Bash and curl examples can't be safely executed in WASM — they're inherently about interacting with the host system and network. We handle them differently:

Network isolation and allowlists

Network access is one of the hardest parts of docs execution. Many code examples make real HTTP requests — that's the whole point. But allowing arbitrary outbound network access from a shared execution environment is a serious risk.

DocsCI's network model works like this:

# docsci.yml — network allowlist configuration
snippets:
  # Hosts that snippets are allowed to contact
  network_allowlist:
    - "api.example.com"          # your staging API
    - "httpbin.org"              # common testing service
    - "*.github.com"             # GitHub API examples
    - "cdn.jsdelivr.net"         # CDN for WASM packages

  # Always blocked (regardless of allowlist)
  network_blocklist:
    - "169.254.169.254"          # AWS metadata
    - "10.0.0.0/8"               # Private ranges
    - "192.168.0.0/16"
    - "172.16.0.0/12"
    - "localhost"
    - "127.0.0.1"
    - "::1"

Private IP ranges and cloud metadata endpoints are always blocked, regardless of allowlist configuration. This prevents a class of SSRF-via-docs attacks where a malicious contributor could extract cloud credentials through documentation snippets.

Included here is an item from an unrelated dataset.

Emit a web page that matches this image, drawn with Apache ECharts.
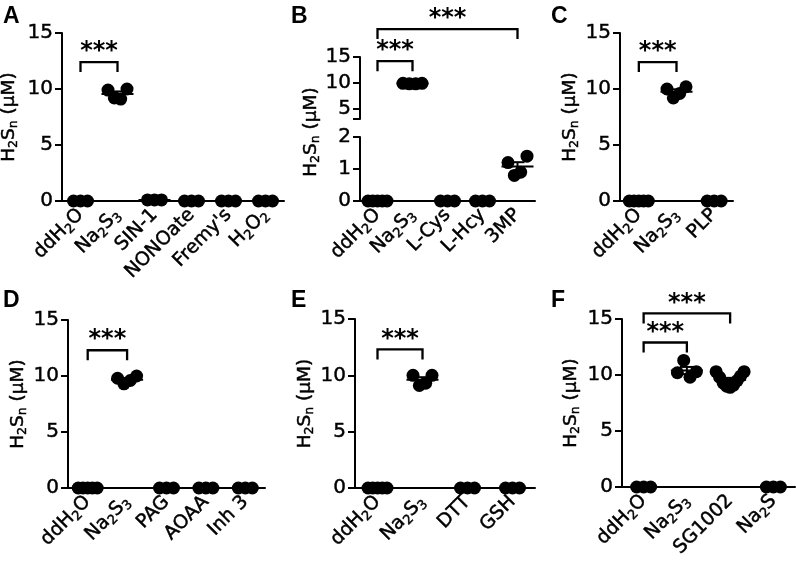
<!DOCTYPE html>
<html><head><meta charset="utf-8">
<script src="https://cdn.jsdelivr.net/npm/echarts@6/dist/echarts.min.js"></script>
<style>html,body{margin:0;padding:0;background:#fff}#c{width:796px;height:563px}</style>
</head><body><div id="c"></div>
<script>
const FONT = "'DejaVu Sans', 'Liberation Sans', Arial, sans-serif";
const FONT_BOLD = "'Liberation Sans', Arial, sans-serif";

// ---------------- data ----------------
const yTitle = 'H₂Sₙ (μM)';
const sigLabel = '***';
const panelLetters = ['A','B','C','D','E','F'];

const catsA = ['ddH₂O','Na₂S₃','SIN-1','NONOate',"Fremy's",'H₂O₂'];
const valsA = [[0,0,0],[9.9,9.2,9.1,10.0],[0.1,0.1,0.1],[0,0,0],[0,0,0],[0,0,0]];
const bracketsA = [[0,1,12.4]];

const catsB = ['ddH₂O','Na₂S₃','L-Cys','L-Hcy','3MP'];
const valsB = [[0,0,0,0,0],[9.9,9.8,9.8,9.9],[0,0,0],[0,0,0],[1.2,0.8,0.9,1.4]];
const bracketsB = [[0,1,14.2],[0,4,20.4]];

const catsC = ['ddH₂O','Na₂S₃','PLP'];
const valsC = [[0,0,0,0,0],[10.0,9.2,9.6,10.2],[0,0,0]];
const bracketsC = [[0,1,12.4]];

const catsD = ['ddH₂O','Na₂S₃','PAG','AOAA','Inh 3'];
const valsD = [[0,0,0,0,0],[9.8,9.3,9.6,10.0],[0,0,0],[0,0,0],[0,0,0]];
const bracketsD = [[0,1,12.3]];

const catsE = ['ddH₂O','Na₂S₃','DTT','GSH'];
const valsE = [[0,0,0,0,0],[10.0,9.1,9.3,10.0],[0,0,0],[0,0,0]];
const bracketsE = [[0,1,12.3]];

const catsF = ['ddH₂O','Na₂S₃','SG1002','Na₂S'];
const valsF = [[0,0,0],[10.2,11.3,9.8,10.3],[10.3,9.8,9.3,9.0,8.9,9.1,9.5,9.9,10.3],[0,0,0]];
const bracketsF = [[0,1,12.9],[0,2,15.5]];

const yRange = [0, 15];
const yStep = 5;
const yRangeBTop = [3, 15];
const yTicksBTop = [3, 5, 10, 15];
const yLabelsBTop = [5, 10, 15];
const yRangeBBottom = [0, 2];
const yStepBBottom = 1;
const breakValue = 3;

// ---------------- helpers ----------------
const SUB = {'₂':'2','₃':'3','ₙ':'n'};
function rich(s){
  let out='', cur='', curSub=null;
  for (const ch of s){
    const isSub = ch in SUB;
    if (curSub!==null && isSub!==curSub){ out += '{'+(curSub?'s':'n')+'|'+cur+'}'; cur=''; }
    curSub = isSub; cur += isSub ? SUB[ch] : ch;
  }
  if (cur) out += '{'+(curSub?'s':'n')+'|'+cur+'}';
  return out;
}
const FS = 19, FS_TICK = 20, TB = 0.45;
const richStyle = {
  n: {fontSize: FS, fontFamily: FONT, color:'#000', lineHeight: 23, textBorderColor:'#000', textBorderWidth:TB},
  s: {fontSize: 13, fontFamily: FONT, color:'#000', lineHeight: 13, padding:[10,0,0,0], textBorderColor:'#000', textBorderWidth:TB}
};
const richTitle = {
  n: {fontSize: 18.5, fontFamily: FONT, color:'#000', lineHeight: 22, textBorderColor:'#000', textBorderWidth:TB},
  s: {fontSize: 12.5, fontFamily: FONT, color:'#000', lineHeight: 12, padding:[10,0,0,0], textBorderColor:'#000', textBorderWidth:TB}
};
// same look, expressed in zrender style keys for the graphic component
const richTitleZr = {
  n: {fontSize: 18.5, fontFamily: FONT, fill:'#000', lineHeight: 22, stroke:'#000', lineWidth:TB},
  s: {fontSize: 12.5, fontFamily: FONT, fill:'#000', lineHeight: 12, padding:[10,0,0,0], stroke:'#000', lineWidth:TB}
};
const tickLabelStyle = {fontSize:FS_TICK, color:'#000', fontFamily:FONT, margin:9, textBorderColor:'#000', textBorderWidth:TB};
function offsets(k){
  if (k<=1) return [0];
  const spread = k<=3 ? 14 : (k<=5 ? 19 : 28);
  return Array.from({length:k}, (_,i) => -spread/2 + spread*i/(k-1));
}
function pointsOf(vals, filter){
  const out=[];
  vals.forEach((g,ci)=>{ const off=offsets(g.length); g.forEach((v,j)=>{ if(!filter||filter(v)) out.push({value:[ci,v], symbolOffset:[off[j],0]}); }); });
  return out;
}
function statsOf(vals, filter){
  const out=[];
  vals.forEach((g,ci)=>{
    const n=g.length, m=g.reduce((a,b)=>a+b,0)/n;
    const sd = n>1 ? Math.sqrt(g.reduce((a,b)=>a+(b-m)*(b-m),0)/(n-1)) : 0;
    if(!filter||filter(m)) out.push([ci, m, sd/Math.sqrt(n)]);
  });
  return out;
}
const BLACK = '#000';
function mkX(gi, cats, show){
  return {type:'category', gridIndex:gi, data:cats, boundaryGap:true, show:show,
    axisLine:{show:true, lineStyle:{color:BLACK, width:2}}, axisTick:{show:false},
    axisLabel:{interval:0, rotate:45, margin:11, fontSize:FS, fontFamily:FONT, color:BLACK,
      formatter:(v)=>rich(v), rich:richStyle},
    splitLine:{show:false}};
}
function mkY(gi, min, max, extra){
  return Object.assign({type:'value', gridIndex:gi, min, max,
    axisLine:{show:true, lineStyle:{color:BLACK, width:2}},
    axisTick:{show:true, length:7, lineStyle:{color:BLACK, width:2}},
    axisLabel:Object.assign({}, tickLabelStyle),
    splitLine:{show:false}}, extra||{});
}
function yName(gap){
  return {name: rich(yTitle), nameLocation:'middle', nameGap:gap, nameRotate:90,
    nameTextStyle:{rich:richTitle}};
}
function scatter(gi, data){
  return {type:'scatter', xAxisIndex:gi, yAxisIndex:gi, data, symbol:'circle', symbolSize:13,
    itemStyle:{color:BLACK, opacity:1, borderWidth:0}, silent:true, z:2};
}
function meanSeries(gi, data){
  return {type:'custom', xAxisIndex:gi, yAxisIndex:gi, data, clip:false, silent:true, z:3,
    renderItem(p, api){
      const c = api.coord([api.value(0), api.value(1)]);
      const t = api.coord([api.value(0), api.value(1)+api.value(2)]);
      const b = api.coord([api.value(0), api.value(1)-api.value(2)]);
      const ch=[];
      const st = {stroke:BLACK, lineWidth:2};
      ch.push({type:'line', shape:{x1:c[0]-16,y1:c[1],x2:c[0]+16,y2:c[1]}, style:st});
      if (Math.abs(t[1]-c[1])>0.5){
        ch.push({type:'line', shape:{x1:c[0],y1:t[1],x2:c[0],y2:b[1]}, style:st});
        ch.push({type:'line', shape:{x1:c[0]-7,y1:t[1],x2:c[0]+7,y2:t[1]}, style:st});
        ch.push({type:'line', shape:{x1:c[0]-7,y1:b[1],x2:c[0]+7,y2:b[1]}, style:st});
      }
      return {type:'group', children:ch};
    }};
}
function bracketSeries(gi, data){
  return {type:'custom', xAxisIndex:gi, yAxisIndex:gi, data, clip:false, silent:true, z:4,
    renderItem(p, api){
      const a = api.coord([api.value(0), api.value(2)]);
      const b = api.coord([api.value(1), api.value(2)]);
      return {type:'group', children:[
        {type:'polyline', shape:{points:[[a[0],a[1]+10],[a[0],a[1]],[b[0],b[1]],[b[0],b[1]+10]]},
          style:{stroke:BLACK, lineWidth:2.3, fill:null}},
        {type:'text', x:(a[0]+b[0])/2, y:a[1]-10,
          style:{text:sigLabel, font:'bold 24px '+FONT, fill:BLACK, align:'center', verticalAlign:'middle'}}
      ]};
    }};
}

// ---------------- layout ----------------
const grids = [
  {left:62, top:33, width:222, height:168},   // 0 A
  {left:360, top:57, width:175, height:62},   // 1 B top
  {left:360, top:137, width:175, height:64},  // 2 B bottom
  {left:620, top:33, width:113, height:168},  // 3 C
  {left:68, top:320, width:197, height:168},  // 4 D
  {left:355, top:319, width:180, height:169}, // 5 E
  {left:622, top:319, width:173, height:168}  // 6 F
].map(g=>Object.assign({outerBoundsMode:'none', containLabel:false}, g));

const xAxes = [
  mkX(0, catsA, true), mkX(1, catsB, false), mkX(2, catsB, true),
  mkX(3, catsC, true), mkX(4, catsD, true), mkX(5, catsE, true), mkX(6, catsF, true)
];
const yAxes = [
  mkY(0, yRange[0], yRange[1], Object.assign({interval:yStep}, yName(42))),
  mkY(1, yRangeBTop[0], yRangeBTop[1], {
    axisTick:{show:true, length:7, lineStyle:{color:BLACK, width:2}, customValues:yTicksBTop},
    axisLabel:Object.assign({customValues:yLabelsBTop}, tickLabelStyle)}),
  mkY(2, yRangeBBottom[0], yRangeBBottom[1], {interval:yStepBBottom}),
  mkY(3, yRange[0], yRange[1], Object.assign({interval:yStep}, yName(38))),
  mkY(4, yRange[0], yRange[1], Object.assign({interval:yStep}, yName(35))),
  mkY(5, yRange[0], yRange[1], Object.assign({interval:yStep}, yName(34))),
  mkY(6, yRange[0], yRange[1], Object.assign({interval:yStep}, yName(40)))
];

const isTop = v => v >= breakValue, isBot = v => v < breakValue;
const seriesList = [
  scatter(0, pointsOf(valsA)), meanSeries(0, statsOf(valsA)), bracketSeries(0, bracketsA),
  scatter(1, pointsOf(valsB, isTop)), meanSeries(1, statsOf(valsB, isTop)), bracketSeries(1, bracketsB),
  scatter(2, pointsOf(valsB, isBot)), meanSeries(2, statsOf(valsB, isBot)),
  scatter(3, pointsOf(valsC)), meanSeries(3, statsOf(valsC)), bracketSeries(3, bracketsC),
  scatter(4, pointsOf(valsD)), meanSeries(4, statsOf(valsD)), bracketSeries(4, bracketsD),
  scatter(5, pointsOf(valsE)), meanSeries(5, statsOf(valsE)), bracketSeries(5, bracketsE),
  scatter(6, pointsOf(valsF)), meanSeries(6, statsOf(valsF)), bracketSeries(6, bracketsF)
];

const letterPos = [[3,5],[291,5],[551,5],[3,289],[291,289],[551,289]];
const graphicList = panelLetters.map((L,i)=>({type:'text', left:letterPos[i][0], top:letterPos[i][1],
  style:{text:L, font:'bold 23px '+FONT_BOLD, fill:BLACK}}));
graphicList.push({type:'text', x:311, y:132, rotation:Math.PI/2,
  style:{text:rich(yTitle), rich:richTitleZr, align:'center', verticalAlign:'middle'}});

const chart = echarts.init(document.getElementById('c'), null, {renderer:'canvas'});
chart.setOption({
  animation:false, backgroundColor:'#fff',
  textStyle:{fontFamily:FONT, color:BLACK},
  grid:grids, xAxis:xAxes, yAxis:yAxes, series:seriesList, graphic:graphicList
});
</script></body></html>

Performance: the worker pool

A typical documentation repo has 50-300 code snippets. Running them serially would take minutes. DocsCI uses a worker pool where each worker manages its own set of pre-warmed isolates. A "warm" isolate has Pyodide loaded and the common stdlib imported — startup cost is paid once per worker per deploy, not once per snippet.

In practice, this means a 200-snippet documentation repo completes in 30-60 seconds, even with a mix of Python and JavaScript examples.

What this means for your docs

The practical result of hermetic execution is that DocsCI results are reliable and safe to run on every pull request. There's no "works on my machine" — either the snippet runs in the sandbox as documented, or it doesn't, and you get a precise finding with the error. No flakiness from shared state. No security incidents from credential-containing snippets. No queue blockage from long-running examples.